Now that the November elections are around the corner, all those Democrats who voted for the healthcare reform bill are back-pedalling as fast as they can. Not a day goes by that there isn't another story of a Democrat somewhere who is distancing him/her self from the unpopular disaster shoved down our throats by special interest and downright socialists in disguise.
Senator Baucus, the chief architect of Obamacare, went so far as to admit that he did not read his own $1 trillion piece of work that no Democrat is willing to defend despite their vote a short 8 months ago.
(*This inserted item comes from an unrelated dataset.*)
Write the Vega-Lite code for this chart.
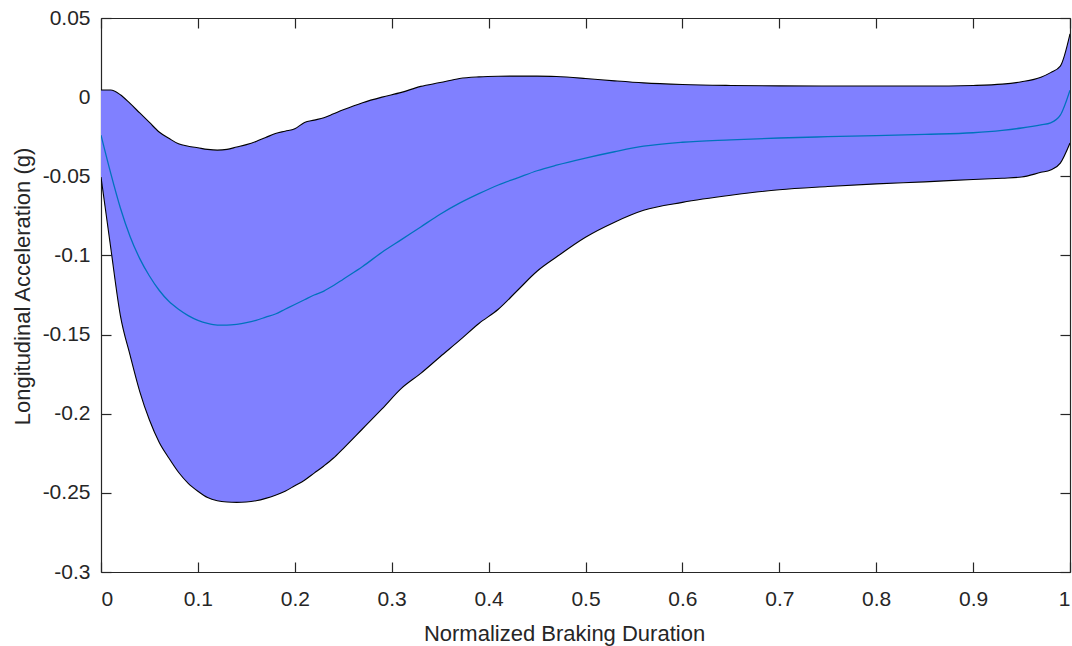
{
  "$schema": "https://vega.github.io/schema/vega-lite/v6.json",
  "width": 969,
  "height": 554,
  "autosize": {"type": "none"},
  "padding": {"left": 101, "top": 18, "right": 2, "bottom": 74},
  "background": "white",
  "config": {
    "view": {"stroke": null},
    "font": "Liberation Sans",
    "axis": {
      "domainColor": "#262626",
      "domainWidth": 1.2,
      "tickColor": "#262626",
      "tickWidth": 1.2,
      "tickSize": -10,
      "labelColor": "#262626",
      "labelFont": "Liberation Sans",
      "labelFontSize": 21,
      "titleFont": "Liberation Sans",
      "titleFontSize": 22,
      "titleFontWeight": "normal",
      "titleColor": "#262626",
      "grid": false,
      "zindex": 1
    }
  },
  "data": {
    "values": [
      {"x": 0, "lower": -0.0505, "mean": -0.024, "upper": 0.0045},
      {"x": 0.01, "lower": -0.095, "mean": -0.048, "upper": 0.0045},
      {"x": 0.02, "lower": -0.138, "mean": -0.07, "upper": 0.0015},
      {"x": 0.03, "lower": -0.163, "mean": -0.088, "upper": -0.004},
      {"x": 0.04, "lower": -0.186, "mean": -0.102, "upper": -0.01},
      {"x": 0.05, "lower": -0.204, "mean": -0.113, "upper": -0.016},
      {"x": 0.06, "lower": -0.218, "mean": -0.122, "upper": -0.022},
      {"x": 0.07, "lower": -0.228, "mean": -0.129, "upper": -0.026},
      {"x": 0.08, "lower": -0.237, "mean": -0.134, "upper": -0.0295},
      {"x": 0.09, "lower": -0.244, "mean": -0.138, "upper": -0.031},
      {"x": 0.1, "lower": -0.249, "mean": -0.141, "upper": -0.032},
      {"x": 0.11, "lower": -0.253, "mean": -0.143, "upper": -0.033},
      {"x": 0.12, "lower": -0.255, "mean": -0.144, "upper": -0.0335},
      {"x": 0.13, "lower": -0.2558, "mean": -0.144, "upper": -0.033},
      {"x": 0.14, "lower": -0.256, "mean": -0.1435, "upper": -0.0315},
      {"x": 0.15, "lower": -0.2558, "mean": -0.1425, "upper": -0.03},
      {"x": 0.16, "lower": -0.255, "mean": -0.141, "upper": -0.028},
      {"x": 0.17, "lower": -0.2535, "mean": -0.139, "upper": -0.0255},
      {"x": 0.18, "lower": -0.2515, "mean": -0.137, "upper": -0.023},
      {"x": 0.19, "lower": -0.249, "mean": -0.134, "upper": -0.0215},
      {"x": 0.2, "lower": -0.2455, "mean": -0.131, "upper": -0.02},
      {"x": 0.21, "lower": -0.242, "mean": -0.128, "upper": -0.016},
      {"x": 0.22, "lower": -0.2375, "mean": -0.125, "upper": -0.0145},
      {"x": 0.23, "lower": -0.233, "mean": -0.1225, "upper": -0.013},
      {"x": 0.24, "lower": -0.228, "mean": -0.119, "upper": -0.0105},
      {"x": 0.25, "lower": -0.222, "mean": -0.115, "upper": -0.008},
      {"x": 0.27, "lower": -0.2095, "mean": -0.107, "upper": -0.0035},
      {"x": 0.29, "lower": -0.197, "mean": -0.098, "upper": 0.0},
      {"x": 0.31, "lower": -0.184, "mean": -0.09, "upper": 0.003},
      {"x": 0.33, "lower": -0.1745, "mean": -0.082, "upper": 0.0068},
      {"x": 0.35, "lower": -0.164, "mean": -0.074, "upper": 0.0092},
      {"x": 0.37, "lower": -0.1537, "mean": -0.067, "upper": 0.0118},
      {"x": 0.39, "lower": -0.143, "mean": -0.061, "upper": 0.0128},
      {"x": 0.41, "lower": -0.134, "mean": -0.0555, "upper": 0.0132},
      {"x": 0.43, "lower": -0.122, "mean": -0.051, "upper": 0.0133},
      {"x": 0.45, "lower": -0.11, "mean": -0.0465, "upper": 0.0133},
      {"x": 0.47, "lower": -0.101, "mean": -0.043, "upper": 0.013},
      {"x": 0.5, "lower": -0.0885, "mean": -0.0385, "upper": 0.0118},
      {"x": 0.53, "lower": -0.079, "mean": -0.0345, "upper": 0.0103},
      {"x": 0.56, "lower": -0.0715, "mean": -0.031, "upper": 0.009},
      {"x": 0.6, "lower": -0.0665, "mean": -0.0285, "upper": 0.008},
      {"x": 0.65, "lower": -0.062, "mean": -0.027, "upper": 0.0074},
      {"x": 0.7, "lower": -0.0585, "mean": -0.0258, "upper": 0.0071},
      {"x": 0.75, "lower": -0.0565, "mean": -0.025, "upper": 0.007},
      {"x": 0.8, "lower": -0.0548, "mean": -0.0243, "upper": 0.007},
      {"x": 0.85, "lower": -0.0535, "mean": -0.0235, "upper": 0.007},
      {"x": 0.9, "lower": -0.052, "mean": -0.0225, "upper": 0.0074},
      {"x": 0.93, "lower": -0.0512, "mean": -0.021, "upper": 0.0082},
      {"x": 0.95, "lower": -0.0505, "mean": -0.0195, "upper": 0.0097},
      {"x": 0.97, "lower": -0.0475, "mean": -0.0175, "upper": 0.0126},
      {"x": 0.98, "lower": -0.046, "mean": -0.0162, "upper": 0.0155},
      {"x": 0.99, "lower": -0.0417, "mean": -0.0114, "upper": 0.0196},
      {"x": 1.0, "lower": -0.029, "mean": 0.0044, "upper": 0.04}
    ]
  },
  "layer": [
    {
      "mark": {"type": "area", "color": "#8080ff", "opacity": 1, "clip": true, "interpolate": "monotone"},
      "encoding": {
        "x": {
          "field": "x", "type": "quantitative",
          "scale": {"domain": [0, 1], "nice": false, "zero": false},
          "axis": {
            "orient": "bottom",
            "values": [0, 0.1, 0.2, 0.3, 0.4, 0.5, 0.6, 0.7, 0.8, 0.9, 1],
            "format": ".1~f",
            "labelPadding": 26,
            "title": "Normalized Braking Duration",
            "titleX": 463,
            "titleY": 61,
            "titleAlign": "center",
            "titleBaseline": "middle"
          }
        },
        "y": {
          "field": "lower", "type": "quantitative",
          "scale": {"domain": [-0.3, 0.05], "nice": false, "zero": false},
          "axis": {
            "orient": "left",
            "values": [-0.3, -0.25, -0.2, -0.15, -0.1, -0.05, 0, 0.05],
            "labelExpr": "datum.value == 0 ? '0' : (datum.value < 0 ? '-' : '') + format(abs(datum.value), '.2~f')",
            "labelPadding": 21,
            "title": "Longitudinal Acceleration (g)",
            "titleX": -79,
            "titleY": 268,
            "titleAlign": "center",
            "titleBaseline": "middle",
            "titleAngle": -90
          }
        },
        "y2": {"field": "upper"}
      }
    },
    {
      "mark": {"type": "line", "color": "#000000", "strokeWidth": 1.1, "clip": true, "interpolate": "monotone"},
      "encoding": {
        "x": {
          "field": "x", "type": "quantitative",
          "axis": {"orient": "top", "values": [0, 0.1, 0.2, 0.3, 0.4, 0.5, 0.6, 0.7, 0.8, 0.9, 1], "labels": false, "title": null}
        },
        "y": {
          "field": "upper", "type": "quantitative",
          "axis": {"orient": "right", "values": [-0.3, -0.25, -0.2, -0.15, -0.1, -0.05, 0, 0.05], "labels": false, "title": null}
        }
      }
    },
    {
      "mark": {"type": "line", "color": "#000000", "strokeWidth": 1.1, "clip": true, "interpolate": "monotone"},
      "encoding": {
        "x": {"field": "x", "type": "quantitative", "axis": null},
        "y": {"field": "lower", "type": "quantitative", "axis": null}
      }
    },
    {
      "mark": {"type": "line", "color": "#0072BD", "strokeWidth": 1.3, "clip": true, "interpolate": "monotone"},
      "encoding": {
        "x": {"field": "x", "type": "quantitative", "axis": null},
        "y": {"field": "mean", "type": "quantitative", "axis": null}
      }
    }
  ]
}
It is clear that the relentless drive to reform the health care system was a cynical political push for a win at all costs. We were told what we wanted to hear and there was no attention paid to the consequences. Every single card was played – from the class card to the race card, and getting us to fight among ourselves achieved the goal of distraction. Now that the smoke has cleared it is pretty obvious that in the name of expanding healthcare to approximately 30 million more people, we have sacrificed what is best about our healthcare system – individualized patient care, the doctor patient relationship, and the drive towards innovation. However, the costs have not changed.
Let’s look at the facts:
Those on Medicare were told that they would see no change in their benefits and would be able to keep their physician. In fact, 11 million senior citizens will see premiums go up because of cost cutting including the removal of Medicare advantage. Furthermore, since there has been a decline in the number of physicians who currently are accepting new Medicare patients or who take Medicare at all, it is likely that seniors will not be able to keep their doctor and will pay more for less.
The nomination of Donald Berwick to head CMS means a philosophical shift of our healthcare system to the British model of medicine that puts a premium on cost and not the needs of the individual. An example of this is the decision by the FDA remove Avastin from the medication available to treat advanced cancer because it is deemed that the good of extension of life is outweighed by the cost of the medication. Medicare has already stopped covering the use for Avastin to treat ovarian cancer in Colorado.
Welcome to the world of one size fits all medicine where the patient will become a cost center and treatment will be geared towards cost containment while the potential for profits to be made on the backs of patients and doctors for the medical insurance industry, the hospitals and Big pharma are limitless.
Our only hope is that American voters will hold these Democrats accountable this November.